Neuropathic pain is triggered by a normally innocuous stimulus or by no stimulus at all. Glia, immune cells and neurons interact to produce neuropathic pain, explain Joachim Scholz and Clifford Woolf in their review. They describe neuropathic pain as a neuroimmune disorder, involving activation of Schwann cells, microglia and astrocytes in a complex temporal and spatial pattern. Blocking the signaling pathways between neurons and non-neuronal cells may offer new ways to prevent or treat this disorder, but a key challenge for the future will be to differentiate the healthy aspects of pathways that are activated in response to pain-inducing stimuli from those that produce neuropathology.
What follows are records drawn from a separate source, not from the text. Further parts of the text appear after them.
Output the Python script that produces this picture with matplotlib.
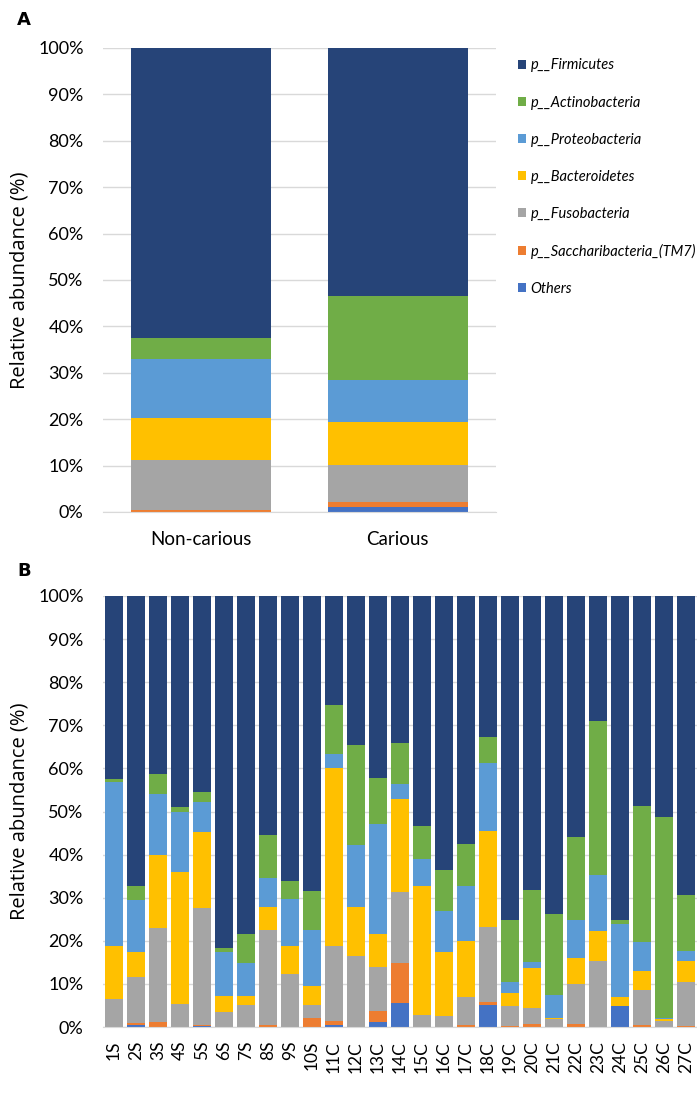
import matplotlib.pyplot as plt
import numpy as np

# phylum labels, bottom -> top stacking order
phyla = ["Others", "p__Saccharibacteria_(TM7)", "p__Fusobacteria",
         "p__Bacteroidetes", "p__Proteobacteria", "p__Actinobacteria",
         "p__Firmicutes"]
colors = ["#4472C4", "#ED7D31", "#A5A5A5", "#FFC000", "#5B9BD5", "#70AD47", "#264478"]

# panel A: group means (%)
groups = ["Non-carious", "Carious"]
others_a = [0.0, 1.1]
tm7_a = [0.5, 1.1]
fuso_a = [10.7, 8.0]
bact_a = [9.1, 9.1]
proteo_a = [12.6, 9.2]
actino_a = [4.6, 18.1]
firm_a = [62.5, 53.4]

# panel B: individual samples (%)
samples = ["1S", "2S", "3S", "4S", "5S", "6S", "7S", "8S", "9S", "10S",
           "11C", "12C", "13C", "14C", "15C", "16C", "17C", "18C", "19C",
           "20C", "21C", "22C", "23C", "24C", "25C", "26C", "27C"]
others_b = [0, 0.4, 0, 0, 0.2, 0, 0, 0, 0, 0,
            0.5, 0, 1.2, 5.6, 0, 0, 0, 5.0, 0,
            0, 0, 0, 0, 4.8, 0, 0, 0]
tm7_b = [0, 0.5, 1.2, 0, 0.2, 0, 0, 0.4, 0, 2.0,
         0.9, 0, 2.5, 9.2, 0, 0, 0.4, 0.7, 0.2,
         0.6, 0, 0.6, 0, 0, 0.4, 0, 0.15]
fuso_b = [6.4, 10.8, 21.7, 5.4, 27.2, 3.5, 5.0, 22.2, 12.4, 3.2,
          17.5, 16.5, 10.2, 16.6, 2.8, 2.5, 6.6, 17.4, 4.7,
          3.9, 1.8, 9.3, 15.3, 0, 8.3, 1.3, 10.25]
bact_b = [12.3, 5.7, 17.1, 30.5, 17.7, 3.6, 2.2, 5.2, 6.3, 4.4,
          41.3, 11.4, 7.6, 21.4, 30.0, 15.0, 13.0, 22.3, 3.1,
          9.1, 0.2, 6.2, 6.9, 2.2, 4.2, 0.6, 4.9]
proteo_b = [38.2, 12.0, 14.1, 14.1, 7.0, 10.3, 7.7, 6.8, 11.0, 12.8,
            3.2, 14.3, 25.5, 3.5, 6.2, 9.4, 12.6, 15.8, 2.5,
            1.5, 5.5, 8.8, 13.1, 17.0, 6.8, 0.2, 2.3]
actino_b = [0.6, 3.4, 4.6, 1.1, 2.2, 0.9, 6.6, 10.0, 4.1, 9.2,
            11.3, 23.3, 10.7, 9.5, 7.6, 9.5, 9.9, 6.1, 14.3,
            16.7, 18.8, 19.2, 35.7, 0.9, 31.6, 46.6, 13.1]


def firm_rest(*cols):
    return list(100 - np.sum(cols, axis=0))


firm_b = firm_rest(others_b, tm7_b, fuso_b, bact_b, proteo_b, actino_b)

plt.rcParams['font.family'] = ['Lato', 'DejaVu Sans']
fig = plt.figure(figsize=(6.97, 10.95), dpi=100)
W, H = 697, 1095


def style_axis(ax):
    ax.set_ylim(0, 100)
    ax.set_yticks(np.arange(0, 101, 10))
    ax.set_yticklabels([f"{v}%" for v in range(0, 101, 10)], fontsize=13)
    ax.yaxis.grid(True, color="#D9D9D9", linewidth=1)
    ax.set_axisbelow(True)
    for s in ["top", "right", "left"]:
        ax.spines[s].set_visible(False)
    ax.spines["bottom"].set_color("#D9D9D9")
    ax.tick_params(axis="y", length=0, pad=14)
    ax.tick_params(axis="x", length=0)
    ax.set_ylabel("Relative abundance (%)", fontsize=14.5, family="Open Sans", labelpad=6)


def stack(ax, x, layers, width):
    bottom = np.zeros(len(x))
    handles = []
    for vals, c, name in zip(layers, colors, phyla):
        h = ax.bar(x, vals, width, bottom=bottom, color=c, label=name, linewidth=0)
        handles.append(h)
        bottom += np.array(vals)
    return handles


# panel A
axA = fig.add_axes([103 / W, 1 - 512 / H, (496 - 103) / W, (512 - 48) / H])
xa = np.arange(len(groups))
hA = stack(axA, xa, [others_a, tm7_a, fuso_a, bact_a, proteo_a, actino_a, firm_a], 0.71)
axA.set_xlim(-0.5, 1.5)
axA.set_xticks(xa)
axA.set_xticklabels(groups, fontsize=13.5)
axA.tick_params(axis="x", pad=14)
style_axis(axA)
leg = axA.legend(handles=hA[::-1], labels=phyla[::-1], loc="upper left",
                 bbox_to_anchor=(1.04, 0.99), frameon=False, fontsize=10.5,
                 handlelength=0.6, handleheight=0.6, handletextpad=0.3,
                 labelspacing=1.58, borderaxespad=0)
for t in leg.get_texts():
    t.set_fontstyle("italic")
fig.text(17 / W, 1 - 20 / H, "A", fontsize=13, fontweight="bold", va="center", family="DejaVu Sans")

# panel B
axB = fig.add_axes([103 / W, 1 - 1027 / H, (697 - 103) / W, (1027 - 596) / H])
xb = np.arange(len(samples))
stack(axB, xb, [others_b, tm7_b, fuso_b, bact_b, proteo_b, actino_b, firm_b], 0.82)
axB.set_xlim(-0.5, len(samples) - 0.5)
axB.set_xticks(xb)
axB.set_xticklabels(samples, rotation=90, fontsize=12.5)
axB.tick_params(axis="x", pad=10)
style_axis(axB)
fig.text(17 / W, 1 - 571 / H, "B", fontsize=13, fontweight="bold", va="center", family="DejaVu Sans")

fig.savefig("out.png", dpi=100)
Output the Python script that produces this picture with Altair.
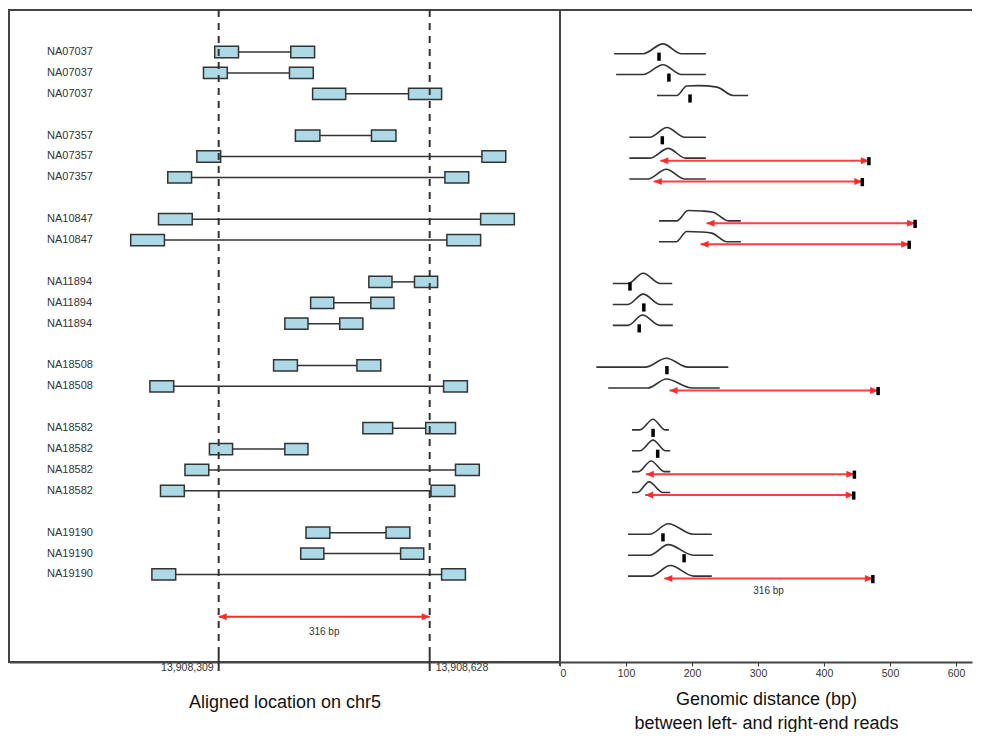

Local control of blood flow in the brain is important for matching neural activity to the brain's local supply of oxygen and glucose, a process that provides the basis for functional imaging techniques. In their review, Costantino Iadecola and Maiken Nedergaard discuss the mechanisms by which astrocytes regulate microvasculature. Changes in intracellular calcium in astrocytic endfeet regulate vascular tone in the arterioles that they contact. Because synaptic activity is not the only process that influences astrocytic calcium levels and because astrocytes integrate synaptic activity over long time scales, the authors caution that the interpretation of functional brain imaging signals may need to be reevaluated. These results also raise the speculation that astrocytes may participate in cerebrovascular disease.

Astrocytes clearly contribute to one form of cerebrovascular disorder, brain ischemia, which is often caused by stroke. David Rossi, James Brady and Claudia Mohr review the mechanisms by which astrocytes damage and protect neurons that have lost their blood supply. Astrocytic glycogen stores can provide energy to deprived neurons, but can also increase brain damage as a result of lactic acidosis. Release of neurotransmitters such as glutamate from astrocytes can contribute to ischemic brain damage. Because astrocytes are coupled into networks by gap junctions, they are also important in the spread of stroke-induced damage to bystander neurons surrounding the initial injury. Once brain ischemia has begun, it is difficult to deliver drugs to the affected areas, so the authors concentrate on therapeutic agents that could be given to high-risk patients to reduce the damage caused by stroke.

Microglia are the macrophages of the central nervous system. In their review, Uwe-Karsten Hanisch and Helmut Kettenmann describe the complex roles of microglia, which can either protect or damage neurons depending on where and how they are activated. They hypothesize that microglia are chronically engaged in repairing minor insults and that clinical disease is observed only when these repair efforts fail. Microglia respond to a variety of signals suggesting potential disturbance to the structural or functional integrity of the brain. Fully activated microglia are detrimental to neurons, but other stages in the sequence of reactive states may improve neuronal survival by releasing neurotrophic factors or by removing excess glutamate from the extracellular space.

The research described in this focus has made substantial progress toward understanding the role of glia in neuropathology—and by extension the importance of glia in normal brain function. We hope that these articles may inspire further basic and clinical work on these important problems, leading to new treatments for these disorders. Finally, we thank Kalyani Narasimhan, now a Senior Editor at Nature, for conceiving and commissioning this focus during her time at Nature Neuroscience.